Runway, a company known for its work in generative AI, announced a $10 million venture fund in March 2026. This initiative aims to support early-stage startups working in AI, media, and simulation. The stated goal is to expand Runway’s ecosystem. As a researcher focused on agent intelligence and architectural foundations, this move signals a broader trend in how foundational model companies are thinking about their strategic position within the evolving AI space.
The Builders Program and its Reach
The venture fund is part of a larger “Builders program.” While the fund itself is $10 million, the program extends its support to companies from seed to Series C stages. This range is quite broad for an early-stage fund and suggests that Runway is not merely looking for pre-seed investments but also for more mature companies that can integrate into or build upon its existing offerings.
The focus areas—AI, media, and simulation—are clearly aligned with Runway’s core business in AI video generation. However, “AI” as a category is vast. The inclusion of “simulation” is particularly interesting from an architectural perspective. Simulation environments are critical for training and validating agentic systems. If Runway is investing in startups that develop better simulation tools, it suggests an understanding that the future of media generation and complex AI agents will require more sophisticated, controllable, and realistic synthetic worlds.
Ecosystem Expansion or Architectural Reinforcement?
When a company like Runway announces a fund to “expand its ecosystem,” it’s worth considering what that expansion truly entails. Is it about fostering a diverse array of applications that *use* Runway’s models, or is it about investing in foundational components that *strengthen* Runway’s own architectural position?
For instance, an investment in a startup creating new 3D asset generation tools, or advanced physics engines for simulations, could directly enhance the capabilities of Runway’s video generation models. These aren’t just applications; they are crucial elements of the underlying architecture needed for high-fidelity, controllable generative media. Similarly, a startup working on novel control mechanisms for AI agents within simulated environments could offer important feedback loops for improving the coherence and consistency of generated video.
The venture fund’s focus on pre-seed AI, media, and “world-model” startups, as reported, points to this architectural reinforcement. “World-models” are central to building intelligent agents that can predict and interact within complex environments. By backing companies working on such fundamental aspects, Runway might be seeking to influence the very building blocks that future generative AI systems will rely upon.
Strategic Implications for Agent Intelligence
From the perspective of agent intelligence, the ability to generate and interact with dynamic, realistic media is paramount. Agents need to understand cause and effect, object permanence, and temporal consistency—all things that current generative video models struggle with at a deep level. If Runway’s investments lead to improvements in these areas, even indirectly, it could significantly advance the capabilities of perception and action planning for AI agents.
Consider a future where AI agents are not just operating in static datasets but are actively creating and navigating complex virtual worlds. Runway’s investments in simulation could nurture the very infrastructure for such agentic development. Better simulation means better training data, better evaluation environments, and ultimately, more capable agents.

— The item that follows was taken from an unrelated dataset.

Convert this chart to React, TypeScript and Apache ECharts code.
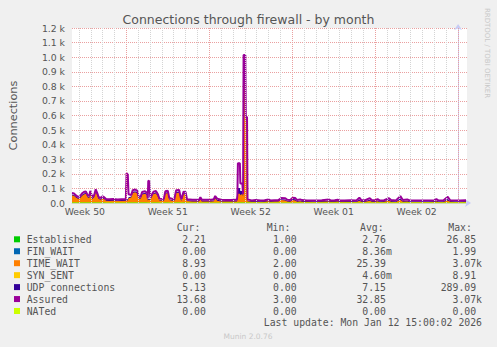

The $10 million fund is not just a financial play; it’s a strategic move in the evolving AI space. By supporting companies that build foundational elements related to AI, media, and simulation, Runway is positioning itself not just as a provider of generative models, but potentially as a key player in shaping the architectural underpinnings of future intelligent systems. This approach recognizes that true advancement in AI, especially for complex agent behaviors, requires more than just better models; it requires a richer, more controllable digital environment for those models to operate within.